Records with drawing code ::
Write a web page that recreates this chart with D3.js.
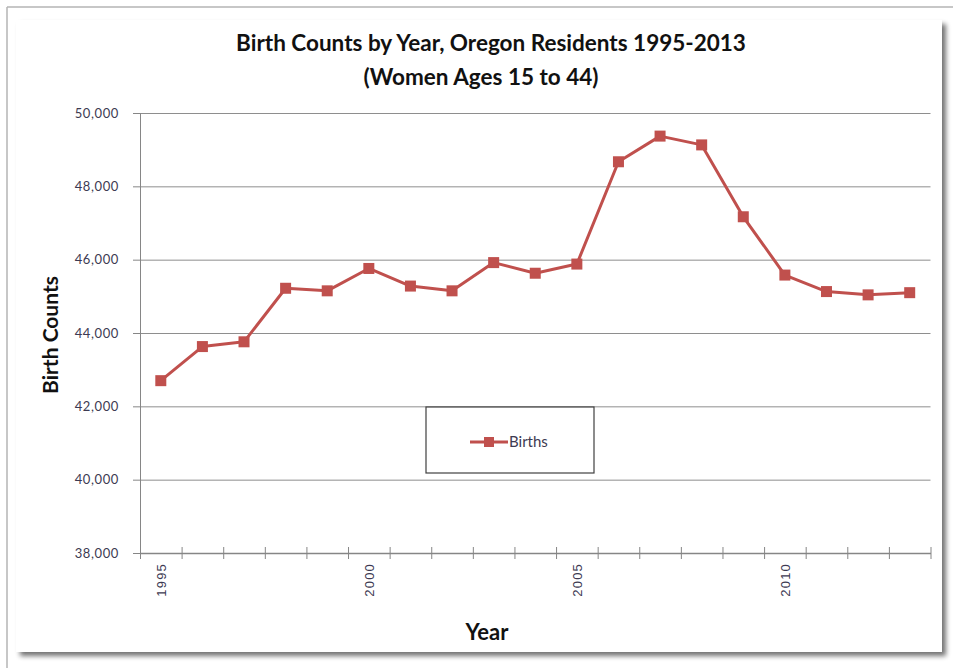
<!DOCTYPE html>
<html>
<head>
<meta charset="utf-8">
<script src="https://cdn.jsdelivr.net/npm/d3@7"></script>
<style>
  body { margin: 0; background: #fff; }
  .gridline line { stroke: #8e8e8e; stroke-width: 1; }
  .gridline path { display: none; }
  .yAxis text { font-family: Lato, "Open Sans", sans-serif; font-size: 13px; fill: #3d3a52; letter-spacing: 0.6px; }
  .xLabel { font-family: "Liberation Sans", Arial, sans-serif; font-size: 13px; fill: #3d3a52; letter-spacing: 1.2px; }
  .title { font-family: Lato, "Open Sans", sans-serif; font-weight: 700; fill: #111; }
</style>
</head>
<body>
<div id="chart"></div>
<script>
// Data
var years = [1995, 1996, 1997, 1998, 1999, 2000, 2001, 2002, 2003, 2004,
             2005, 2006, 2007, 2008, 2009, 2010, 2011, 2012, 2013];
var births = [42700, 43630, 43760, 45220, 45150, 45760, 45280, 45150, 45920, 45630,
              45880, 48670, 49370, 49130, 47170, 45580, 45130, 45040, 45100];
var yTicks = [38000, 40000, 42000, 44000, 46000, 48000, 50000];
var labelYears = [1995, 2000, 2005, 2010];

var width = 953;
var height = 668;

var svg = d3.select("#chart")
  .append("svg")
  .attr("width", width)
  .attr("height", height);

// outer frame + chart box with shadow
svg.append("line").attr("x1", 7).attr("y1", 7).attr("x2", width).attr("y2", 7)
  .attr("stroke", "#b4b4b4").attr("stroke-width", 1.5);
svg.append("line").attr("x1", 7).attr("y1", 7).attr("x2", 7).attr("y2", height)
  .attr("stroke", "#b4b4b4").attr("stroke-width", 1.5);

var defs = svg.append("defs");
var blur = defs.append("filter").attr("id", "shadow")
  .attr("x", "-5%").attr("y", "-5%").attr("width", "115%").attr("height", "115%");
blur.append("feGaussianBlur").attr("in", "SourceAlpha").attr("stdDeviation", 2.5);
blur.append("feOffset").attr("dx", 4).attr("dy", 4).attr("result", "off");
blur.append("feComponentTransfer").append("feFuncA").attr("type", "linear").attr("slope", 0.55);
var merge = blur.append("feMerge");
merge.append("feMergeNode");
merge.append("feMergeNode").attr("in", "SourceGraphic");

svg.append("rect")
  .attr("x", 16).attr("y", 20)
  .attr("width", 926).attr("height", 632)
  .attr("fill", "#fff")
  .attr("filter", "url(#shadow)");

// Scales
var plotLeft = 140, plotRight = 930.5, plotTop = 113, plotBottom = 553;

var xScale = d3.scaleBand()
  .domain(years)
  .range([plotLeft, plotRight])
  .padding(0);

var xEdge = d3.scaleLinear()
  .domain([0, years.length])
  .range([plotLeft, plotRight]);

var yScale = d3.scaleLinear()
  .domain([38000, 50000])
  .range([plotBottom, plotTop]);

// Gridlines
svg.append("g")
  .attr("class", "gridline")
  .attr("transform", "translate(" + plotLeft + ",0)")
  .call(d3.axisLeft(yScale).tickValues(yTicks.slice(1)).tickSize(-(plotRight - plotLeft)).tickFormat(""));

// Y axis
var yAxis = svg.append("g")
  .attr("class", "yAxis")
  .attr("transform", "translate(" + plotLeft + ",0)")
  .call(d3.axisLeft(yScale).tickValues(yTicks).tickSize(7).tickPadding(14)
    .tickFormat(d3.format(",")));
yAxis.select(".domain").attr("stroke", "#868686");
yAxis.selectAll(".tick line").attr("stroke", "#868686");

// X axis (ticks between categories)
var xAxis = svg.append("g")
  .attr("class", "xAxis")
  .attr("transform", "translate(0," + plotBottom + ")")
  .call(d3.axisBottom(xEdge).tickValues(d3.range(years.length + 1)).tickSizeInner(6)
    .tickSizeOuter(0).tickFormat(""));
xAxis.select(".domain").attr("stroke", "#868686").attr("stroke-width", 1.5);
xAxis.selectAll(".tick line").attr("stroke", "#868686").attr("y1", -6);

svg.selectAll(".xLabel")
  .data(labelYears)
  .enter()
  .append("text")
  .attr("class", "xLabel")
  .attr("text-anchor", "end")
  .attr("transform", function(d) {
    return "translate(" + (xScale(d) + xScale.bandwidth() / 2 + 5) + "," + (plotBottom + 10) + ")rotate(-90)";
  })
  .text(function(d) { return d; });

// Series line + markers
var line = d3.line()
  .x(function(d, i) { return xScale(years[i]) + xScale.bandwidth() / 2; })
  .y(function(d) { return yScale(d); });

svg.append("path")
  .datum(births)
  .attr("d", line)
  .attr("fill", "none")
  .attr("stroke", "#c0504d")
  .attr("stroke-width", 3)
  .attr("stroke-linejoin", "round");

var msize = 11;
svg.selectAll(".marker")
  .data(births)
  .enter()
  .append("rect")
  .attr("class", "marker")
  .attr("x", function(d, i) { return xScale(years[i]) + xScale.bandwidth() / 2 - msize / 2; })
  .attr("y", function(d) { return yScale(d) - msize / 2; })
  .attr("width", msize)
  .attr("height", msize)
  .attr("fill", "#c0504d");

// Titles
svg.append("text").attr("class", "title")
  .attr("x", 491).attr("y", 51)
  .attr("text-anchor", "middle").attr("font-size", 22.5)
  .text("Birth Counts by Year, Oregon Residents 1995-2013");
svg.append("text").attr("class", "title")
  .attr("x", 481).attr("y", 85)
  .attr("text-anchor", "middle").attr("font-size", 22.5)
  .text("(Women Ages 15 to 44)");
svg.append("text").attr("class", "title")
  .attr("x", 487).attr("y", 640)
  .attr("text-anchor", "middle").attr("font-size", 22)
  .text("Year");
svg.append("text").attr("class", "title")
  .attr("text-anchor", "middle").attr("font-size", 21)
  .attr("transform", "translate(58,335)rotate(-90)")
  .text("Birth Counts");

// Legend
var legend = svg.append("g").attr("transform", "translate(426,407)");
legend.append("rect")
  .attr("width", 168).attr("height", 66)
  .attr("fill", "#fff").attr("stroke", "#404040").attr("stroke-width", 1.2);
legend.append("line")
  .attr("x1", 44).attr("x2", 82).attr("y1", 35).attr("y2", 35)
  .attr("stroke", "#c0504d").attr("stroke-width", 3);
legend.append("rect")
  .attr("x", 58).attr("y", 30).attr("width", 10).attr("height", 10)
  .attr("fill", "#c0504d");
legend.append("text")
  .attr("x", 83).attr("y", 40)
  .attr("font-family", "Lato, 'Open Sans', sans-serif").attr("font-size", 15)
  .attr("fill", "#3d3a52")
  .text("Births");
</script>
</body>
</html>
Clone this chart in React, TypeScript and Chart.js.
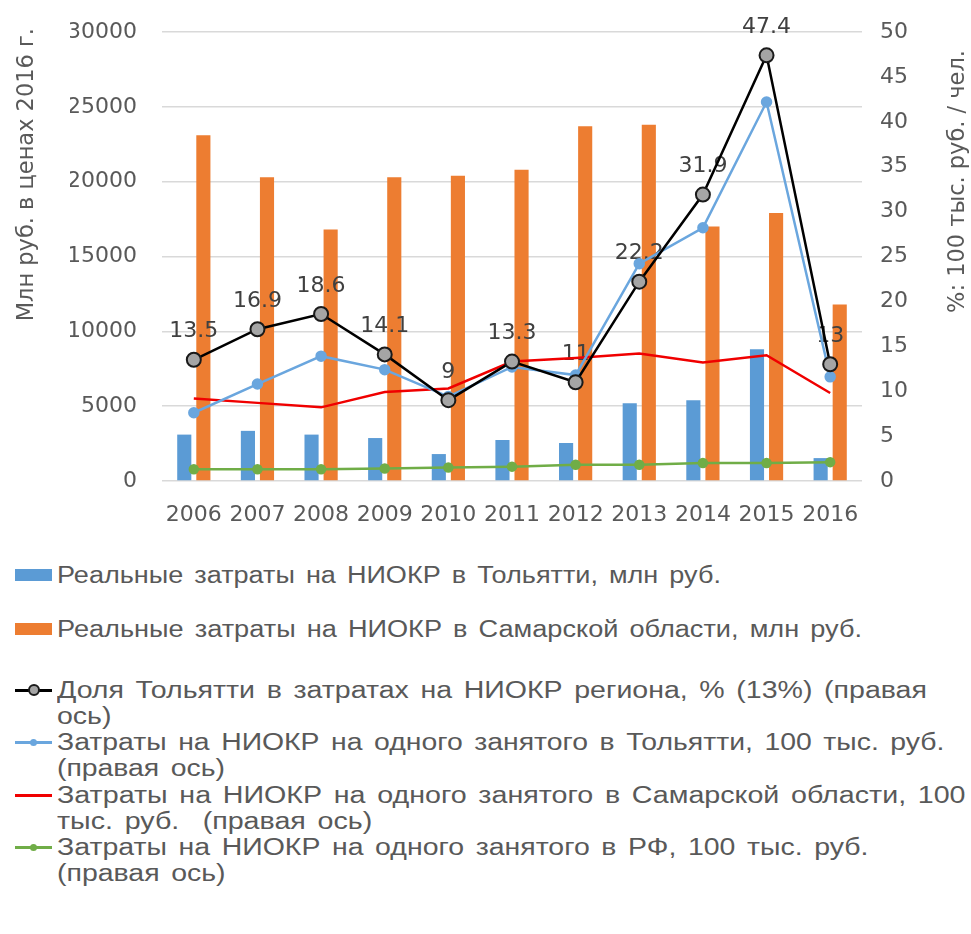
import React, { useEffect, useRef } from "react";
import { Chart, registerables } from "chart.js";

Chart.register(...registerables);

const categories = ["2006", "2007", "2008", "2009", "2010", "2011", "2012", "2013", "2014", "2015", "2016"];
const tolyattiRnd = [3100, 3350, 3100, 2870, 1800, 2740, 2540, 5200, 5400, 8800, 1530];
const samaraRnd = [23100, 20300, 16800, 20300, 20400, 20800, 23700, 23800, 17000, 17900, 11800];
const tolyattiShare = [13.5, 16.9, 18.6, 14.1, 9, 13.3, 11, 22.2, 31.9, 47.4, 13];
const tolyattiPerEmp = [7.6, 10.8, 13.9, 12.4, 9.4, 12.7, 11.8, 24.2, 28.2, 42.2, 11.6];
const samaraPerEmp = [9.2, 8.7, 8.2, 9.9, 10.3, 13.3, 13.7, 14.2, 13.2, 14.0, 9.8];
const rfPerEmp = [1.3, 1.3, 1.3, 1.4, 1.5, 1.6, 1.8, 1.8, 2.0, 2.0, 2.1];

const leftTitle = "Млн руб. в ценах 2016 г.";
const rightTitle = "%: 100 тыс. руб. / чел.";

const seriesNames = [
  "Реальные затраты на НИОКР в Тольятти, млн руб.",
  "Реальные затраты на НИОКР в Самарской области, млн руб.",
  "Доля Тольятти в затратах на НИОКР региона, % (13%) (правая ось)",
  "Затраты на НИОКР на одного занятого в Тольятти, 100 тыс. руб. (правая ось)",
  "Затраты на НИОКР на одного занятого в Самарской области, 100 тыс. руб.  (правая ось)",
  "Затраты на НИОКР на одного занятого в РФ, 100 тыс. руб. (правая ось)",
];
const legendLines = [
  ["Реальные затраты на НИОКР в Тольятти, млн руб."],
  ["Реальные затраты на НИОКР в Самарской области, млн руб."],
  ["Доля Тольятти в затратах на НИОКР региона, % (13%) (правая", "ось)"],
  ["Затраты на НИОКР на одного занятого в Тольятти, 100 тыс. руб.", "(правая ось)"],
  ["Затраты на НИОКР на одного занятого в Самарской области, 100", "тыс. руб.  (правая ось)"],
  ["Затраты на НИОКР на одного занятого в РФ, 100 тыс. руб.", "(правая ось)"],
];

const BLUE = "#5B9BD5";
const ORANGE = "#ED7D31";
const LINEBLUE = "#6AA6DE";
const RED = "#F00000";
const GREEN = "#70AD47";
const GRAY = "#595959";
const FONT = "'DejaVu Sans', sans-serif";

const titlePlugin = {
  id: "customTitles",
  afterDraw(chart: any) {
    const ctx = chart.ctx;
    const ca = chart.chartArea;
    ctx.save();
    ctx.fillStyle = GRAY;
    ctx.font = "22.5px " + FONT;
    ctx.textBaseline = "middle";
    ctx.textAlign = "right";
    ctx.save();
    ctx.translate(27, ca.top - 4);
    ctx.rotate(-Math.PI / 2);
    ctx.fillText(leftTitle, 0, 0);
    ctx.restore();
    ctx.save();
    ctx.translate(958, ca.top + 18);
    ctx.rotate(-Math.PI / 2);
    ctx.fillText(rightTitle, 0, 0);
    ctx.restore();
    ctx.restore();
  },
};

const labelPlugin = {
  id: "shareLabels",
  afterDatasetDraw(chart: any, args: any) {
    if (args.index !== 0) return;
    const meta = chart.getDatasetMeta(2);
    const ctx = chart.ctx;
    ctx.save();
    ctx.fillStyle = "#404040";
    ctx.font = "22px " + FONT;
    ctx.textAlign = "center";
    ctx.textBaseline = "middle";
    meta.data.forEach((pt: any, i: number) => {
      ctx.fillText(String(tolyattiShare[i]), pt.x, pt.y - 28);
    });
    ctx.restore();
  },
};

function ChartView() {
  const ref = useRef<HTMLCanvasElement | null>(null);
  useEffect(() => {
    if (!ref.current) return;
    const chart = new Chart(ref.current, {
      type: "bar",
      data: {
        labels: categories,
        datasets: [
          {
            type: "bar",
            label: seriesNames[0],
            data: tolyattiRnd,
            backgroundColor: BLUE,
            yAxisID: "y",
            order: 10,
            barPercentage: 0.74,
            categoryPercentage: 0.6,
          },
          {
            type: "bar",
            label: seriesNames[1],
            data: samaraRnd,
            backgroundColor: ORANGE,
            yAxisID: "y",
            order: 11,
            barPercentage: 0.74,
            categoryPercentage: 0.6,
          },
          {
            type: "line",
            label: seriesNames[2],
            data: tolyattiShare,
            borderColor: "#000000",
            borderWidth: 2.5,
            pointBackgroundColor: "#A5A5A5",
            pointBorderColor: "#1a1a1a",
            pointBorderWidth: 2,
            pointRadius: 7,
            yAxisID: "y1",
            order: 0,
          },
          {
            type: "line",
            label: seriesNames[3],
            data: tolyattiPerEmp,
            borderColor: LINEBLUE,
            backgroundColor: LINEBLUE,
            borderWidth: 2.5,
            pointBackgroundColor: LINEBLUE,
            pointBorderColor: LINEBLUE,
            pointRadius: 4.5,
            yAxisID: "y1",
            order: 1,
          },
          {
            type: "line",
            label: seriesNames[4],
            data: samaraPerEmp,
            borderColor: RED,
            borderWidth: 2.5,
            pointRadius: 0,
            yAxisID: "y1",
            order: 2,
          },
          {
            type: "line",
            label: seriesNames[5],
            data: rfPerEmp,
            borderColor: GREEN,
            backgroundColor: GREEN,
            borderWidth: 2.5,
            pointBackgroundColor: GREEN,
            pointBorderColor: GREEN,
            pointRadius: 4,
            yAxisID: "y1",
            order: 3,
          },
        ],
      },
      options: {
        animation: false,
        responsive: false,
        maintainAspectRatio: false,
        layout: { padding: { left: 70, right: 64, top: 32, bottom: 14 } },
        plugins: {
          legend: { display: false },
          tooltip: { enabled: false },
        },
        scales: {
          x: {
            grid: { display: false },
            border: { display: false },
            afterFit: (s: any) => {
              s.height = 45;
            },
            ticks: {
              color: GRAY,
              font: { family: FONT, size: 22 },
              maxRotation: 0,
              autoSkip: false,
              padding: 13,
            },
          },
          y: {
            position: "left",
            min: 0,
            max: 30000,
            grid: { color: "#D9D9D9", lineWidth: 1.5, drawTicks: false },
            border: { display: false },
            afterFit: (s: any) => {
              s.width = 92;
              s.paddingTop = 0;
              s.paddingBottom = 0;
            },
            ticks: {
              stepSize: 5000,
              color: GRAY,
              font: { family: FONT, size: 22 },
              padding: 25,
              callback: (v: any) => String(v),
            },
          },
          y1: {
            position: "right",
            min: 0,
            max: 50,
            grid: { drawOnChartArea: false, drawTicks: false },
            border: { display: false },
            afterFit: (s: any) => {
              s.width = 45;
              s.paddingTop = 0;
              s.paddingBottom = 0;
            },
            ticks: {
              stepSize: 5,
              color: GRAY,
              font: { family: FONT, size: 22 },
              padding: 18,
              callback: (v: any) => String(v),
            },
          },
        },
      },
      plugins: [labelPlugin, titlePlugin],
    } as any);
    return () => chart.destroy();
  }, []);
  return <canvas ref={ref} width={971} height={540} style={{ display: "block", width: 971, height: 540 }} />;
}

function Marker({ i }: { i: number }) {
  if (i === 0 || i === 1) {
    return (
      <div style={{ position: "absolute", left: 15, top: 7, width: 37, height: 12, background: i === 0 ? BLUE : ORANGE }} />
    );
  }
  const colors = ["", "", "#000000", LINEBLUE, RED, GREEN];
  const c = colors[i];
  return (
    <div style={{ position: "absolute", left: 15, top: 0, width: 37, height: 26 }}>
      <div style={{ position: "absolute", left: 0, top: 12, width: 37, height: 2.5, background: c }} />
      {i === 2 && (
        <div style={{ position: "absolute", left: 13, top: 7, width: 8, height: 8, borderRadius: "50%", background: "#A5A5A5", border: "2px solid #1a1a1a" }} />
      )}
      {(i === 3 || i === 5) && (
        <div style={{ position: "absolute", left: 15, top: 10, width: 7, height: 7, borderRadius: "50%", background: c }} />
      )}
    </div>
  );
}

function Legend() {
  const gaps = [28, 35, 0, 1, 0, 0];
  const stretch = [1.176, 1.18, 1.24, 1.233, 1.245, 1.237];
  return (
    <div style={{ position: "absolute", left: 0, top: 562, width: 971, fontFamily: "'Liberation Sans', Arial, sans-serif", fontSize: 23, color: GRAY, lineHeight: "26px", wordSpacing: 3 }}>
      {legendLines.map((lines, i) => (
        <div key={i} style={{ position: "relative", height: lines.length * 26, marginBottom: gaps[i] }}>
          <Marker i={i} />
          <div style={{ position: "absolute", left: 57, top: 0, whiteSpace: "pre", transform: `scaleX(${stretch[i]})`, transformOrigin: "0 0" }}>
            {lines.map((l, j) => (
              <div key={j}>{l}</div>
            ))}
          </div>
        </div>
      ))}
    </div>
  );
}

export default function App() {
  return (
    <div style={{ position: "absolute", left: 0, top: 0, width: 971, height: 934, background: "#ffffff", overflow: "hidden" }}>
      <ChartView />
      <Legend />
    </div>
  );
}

EXERCISE BRIEF ::
Copy the part that starts at the line with "Clone this chart" and finishes at the line with "Chart.register(...registerables);", both included, and nothing more. Pictures are left out.

OUTPUT ::
Clone this chart in React, TypeScript and Chart.js.
import React, { useEffect, useRef } from "react";
import { Chart, registerables } from "chart.js";

Chart.register(...registerables);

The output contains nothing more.